The functional dialogue between the body and brain is crucial for health, as it maintains the physiological equilibrium necessary for optimal functioning of organs. Dysfunctional communication between the body and brain is increasingly recognized as a common factor in many mental and physical disorders. Furthermore, growing evidence suggests that signals from the cyclic activity of organs, such as the heart, influence the brain's performance in tasks like visual perception and decision-making. Better understanding and targeting the body-brain connection could improve the prevention and treatment of various health conditions and optimize cognitive performance in highly demanding situations.
The first part of my applied research investigates whether health outcomes or cognitive performance can be predicted from multilevel baseline measures, which include physiological states of the brain and peripheral organs (e.g., the heart), behavioral performance in cognitive tasks, psychological traits, and sociodemographic characteristics. The second part assesses whether body-centered interventions, aimed at re-establishing functional dialogue between the body and brain, can improve health outcomes and cognitive performance.
The fundamental aspect of my research focuses on characterizing the neurobiological mechanisms underlying health, cognition, and effects of body-centered intervention.

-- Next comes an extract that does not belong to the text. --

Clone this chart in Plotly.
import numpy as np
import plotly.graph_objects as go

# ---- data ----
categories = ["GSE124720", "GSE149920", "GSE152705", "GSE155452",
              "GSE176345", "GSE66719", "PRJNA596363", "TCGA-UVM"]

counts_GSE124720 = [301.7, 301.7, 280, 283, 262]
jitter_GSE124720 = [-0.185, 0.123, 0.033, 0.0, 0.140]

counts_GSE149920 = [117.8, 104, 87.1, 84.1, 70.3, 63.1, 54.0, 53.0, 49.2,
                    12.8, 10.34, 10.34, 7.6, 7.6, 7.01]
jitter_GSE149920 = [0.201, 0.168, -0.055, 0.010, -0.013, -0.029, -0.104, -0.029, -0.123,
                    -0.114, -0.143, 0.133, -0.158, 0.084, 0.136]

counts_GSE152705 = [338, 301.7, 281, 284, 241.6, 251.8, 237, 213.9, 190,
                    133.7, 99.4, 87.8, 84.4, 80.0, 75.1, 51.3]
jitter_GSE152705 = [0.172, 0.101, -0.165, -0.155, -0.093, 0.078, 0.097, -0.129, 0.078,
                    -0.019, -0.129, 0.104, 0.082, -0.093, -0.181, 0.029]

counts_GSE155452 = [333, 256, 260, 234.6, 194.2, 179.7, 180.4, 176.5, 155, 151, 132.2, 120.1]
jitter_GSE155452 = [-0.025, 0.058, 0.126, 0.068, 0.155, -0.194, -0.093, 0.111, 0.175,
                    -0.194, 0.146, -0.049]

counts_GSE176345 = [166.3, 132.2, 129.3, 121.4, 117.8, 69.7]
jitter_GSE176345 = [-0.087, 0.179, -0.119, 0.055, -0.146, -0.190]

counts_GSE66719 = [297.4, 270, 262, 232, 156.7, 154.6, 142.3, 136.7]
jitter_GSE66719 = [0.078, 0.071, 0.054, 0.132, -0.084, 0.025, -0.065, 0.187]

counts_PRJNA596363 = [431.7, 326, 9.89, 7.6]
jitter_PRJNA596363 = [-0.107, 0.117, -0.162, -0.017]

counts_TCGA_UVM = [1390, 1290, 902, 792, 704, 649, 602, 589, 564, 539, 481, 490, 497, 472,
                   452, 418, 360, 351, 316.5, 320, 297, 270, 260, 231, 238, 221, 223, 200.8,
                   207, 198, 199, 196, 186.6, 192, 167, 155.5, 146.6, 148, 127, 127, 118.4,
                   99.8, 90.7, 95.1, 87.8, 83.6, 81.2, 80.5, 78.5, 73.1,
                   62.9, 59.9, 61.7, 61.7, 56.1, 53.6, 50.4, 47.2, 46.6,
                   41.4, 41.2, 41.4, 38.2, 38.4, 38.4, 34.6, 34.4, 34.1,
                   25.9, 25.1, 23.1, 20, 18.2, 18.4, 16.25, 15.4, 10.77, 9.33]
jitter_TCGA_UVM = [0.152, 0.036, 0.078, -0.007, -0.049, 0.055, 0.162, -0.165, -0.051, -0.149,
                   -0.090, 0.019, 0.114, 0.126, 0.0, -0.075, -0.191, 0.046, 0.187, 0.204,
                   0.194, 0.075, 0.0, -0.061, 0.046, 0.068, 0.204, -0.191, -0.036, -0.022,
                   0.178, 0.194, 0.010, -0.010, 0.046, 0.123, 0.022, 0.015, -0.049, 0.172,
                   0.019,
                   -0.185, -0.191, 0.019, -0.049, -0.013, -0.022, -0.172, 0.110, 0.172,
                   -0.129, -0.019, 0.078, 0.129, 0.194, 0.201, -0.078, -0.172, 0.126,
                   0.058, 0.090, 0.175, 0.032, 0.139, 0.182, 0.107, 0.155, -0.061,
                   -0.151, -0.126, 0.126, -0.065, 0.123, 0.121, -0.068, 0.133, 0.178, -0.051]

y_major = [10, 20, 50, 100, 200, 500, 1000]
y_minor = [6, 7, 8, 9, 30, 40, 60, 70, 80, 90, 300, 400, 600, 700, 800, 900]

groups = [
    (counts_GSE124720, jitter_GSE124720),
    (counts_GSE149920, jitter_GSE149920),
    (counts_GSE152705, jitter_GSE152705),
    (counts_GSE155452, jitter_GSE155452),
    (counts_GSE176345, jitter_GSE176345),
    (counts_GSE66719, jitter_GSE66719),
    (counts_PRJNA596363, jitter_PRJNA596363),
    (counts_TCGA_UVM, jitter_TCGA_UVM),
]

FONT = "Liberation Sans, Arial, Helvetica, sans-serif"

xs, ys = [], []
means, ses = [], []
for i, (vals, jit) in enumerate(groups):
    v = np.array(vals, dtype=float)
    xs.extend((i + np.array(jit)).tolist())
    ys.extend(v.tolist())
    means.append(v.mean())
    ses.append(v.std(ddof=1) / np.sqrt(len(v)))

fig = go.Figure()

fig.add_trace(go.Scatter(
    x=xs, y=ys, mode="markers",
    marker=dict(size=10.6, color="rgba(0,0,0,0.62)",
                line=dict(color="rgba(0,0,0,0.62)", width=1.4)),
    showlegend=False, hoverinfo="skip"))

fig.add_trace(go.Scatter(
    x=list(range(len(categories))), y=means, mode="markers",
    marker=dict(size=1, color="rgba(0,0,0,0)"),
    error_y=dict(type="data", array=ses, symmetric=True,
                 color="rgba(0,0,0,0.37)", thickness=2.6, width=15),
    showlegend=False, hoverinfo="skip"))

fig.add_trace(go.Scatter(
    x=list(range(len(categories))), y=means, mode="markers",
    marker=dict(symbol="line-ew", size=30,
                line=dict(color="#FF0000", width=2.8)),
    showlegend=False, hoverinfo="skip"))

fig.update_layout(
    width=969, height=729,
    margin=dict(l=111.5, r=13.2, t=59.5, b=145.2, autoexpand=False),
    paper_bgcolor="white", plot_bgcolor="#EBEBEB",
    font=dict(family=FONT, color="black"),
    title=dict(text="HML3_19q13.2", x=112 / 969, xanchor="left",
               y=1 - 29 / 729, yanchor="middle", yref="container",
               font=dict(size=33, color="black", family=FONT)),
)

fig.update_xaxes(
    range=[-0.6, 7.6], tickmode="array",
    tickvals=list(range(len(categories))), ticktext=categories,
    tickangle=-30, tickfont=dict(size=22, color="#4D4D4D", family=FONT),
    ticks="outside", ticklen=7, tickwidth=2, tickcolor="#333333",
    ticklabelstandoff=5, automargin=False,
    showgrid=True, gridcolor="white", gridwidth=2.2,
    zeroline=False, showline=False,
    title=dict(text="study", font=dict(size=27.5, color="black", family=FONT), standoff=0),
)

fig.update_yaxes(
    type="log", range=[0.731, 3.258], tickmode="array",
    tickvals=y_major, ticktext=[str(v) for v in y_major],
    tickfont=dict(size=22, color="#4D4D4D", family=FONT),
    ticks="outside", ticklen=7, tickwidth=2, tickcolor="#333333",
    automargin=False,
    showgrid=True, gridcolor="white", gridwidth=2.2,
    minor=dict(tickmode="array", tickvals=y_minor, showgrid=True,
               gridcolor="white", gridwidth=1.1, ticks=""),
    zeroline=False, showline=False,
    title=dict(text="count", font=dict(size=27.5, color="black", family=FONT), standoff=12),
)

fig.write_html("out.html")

Specifically, my mechanistic approach examines how the quality of body-brain interactions mediates the relationship between the physiological states of the brain and body and their impact on health outcomes and cognitive performance.
To look into these questions, I use methods such as electroencephalography (EEG), recording of physiological signals (including cardiac, gastric, and postural signals), cognitive tasks, and questionnaires. I analyze these multi-scale data using sophisticated techniques, including advanced EEG data processing pipelines, computational modeling, and machine learning.

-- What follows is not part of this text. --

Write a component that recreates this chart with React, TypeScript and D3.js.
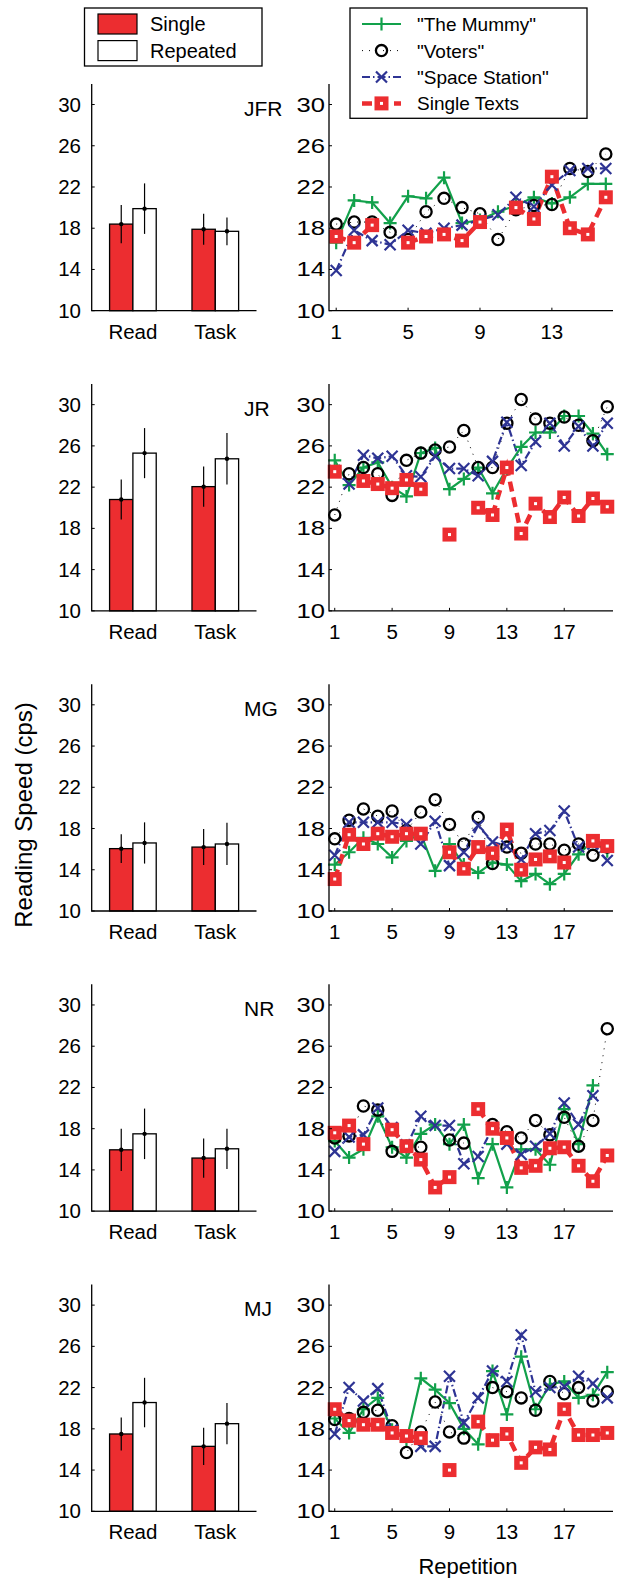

The military has reiterated the central role of the human combatant in future combat operations. The success of combat operations requires soldiers to perform highly complex cognitive tasks in environments that expose their body to significant physiological and emotional stressors. I believe that a neuroscience-informed understanding of brain-body interactions can help characterize how the military environment affects soldiers' health, ultimately impacting mission safety and success. Additionally, prevention strategies aimed at enhancing brain-body connection could improve soldiers' adaptation to the increasing cognitive and physical demands of military operations, thereby reducing the risk of health issues. My research supports the mission of the military health system by advising military leadership on issues at the intersection of military readiness and neuroscience.